The alternative is to be far more pragmatic for the short term, focusing on a couple of wins at all expense, just to relieve some pressure. It might mean being more direct, playing individuals he doesn’t have long-term faith in or being ruthless with those who are big-money or big-name players, but not in form. It’s a band-aid more than a fix, but it might buy him time if there really is pressure from within to get some results.


HLC: Simple solutions to complex problems rarely readily present themselves, and Potter’s selection chopping and changing speaks to a misguided search for quick fixes. Perhaps now is instead the time to back a chosen core group of players and allow them to establish some consistency – role certainty and clarity can be great boost for a player.

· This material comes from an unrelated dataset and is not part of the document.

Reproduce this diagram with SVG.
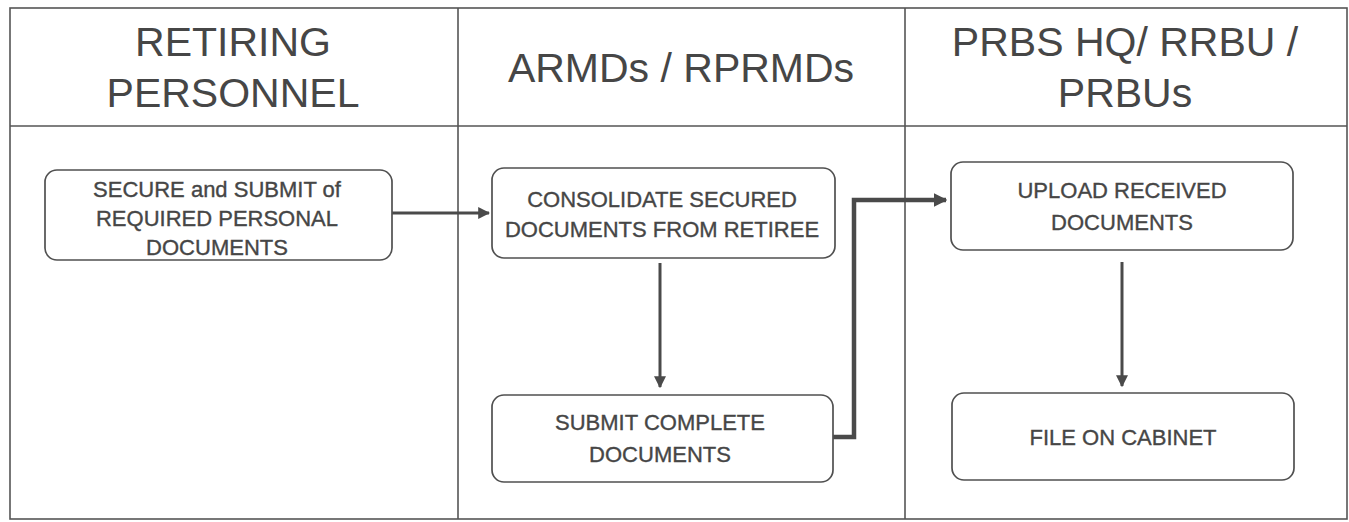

Looking slightly longer term, could Potter prioritise continental success with hopes of a top-four finish increasingly slim? There are parallels with the 2011/12 season, when Chelsea took a step back domestically but secured a Champions League crown with a slightly quirky, grab-bag squad. If Chelsea can produce a strong performance at home and get through the last-16 tie with Borussia Dortmund, a deeper tournament run might allow Potter and the squad to build confidence.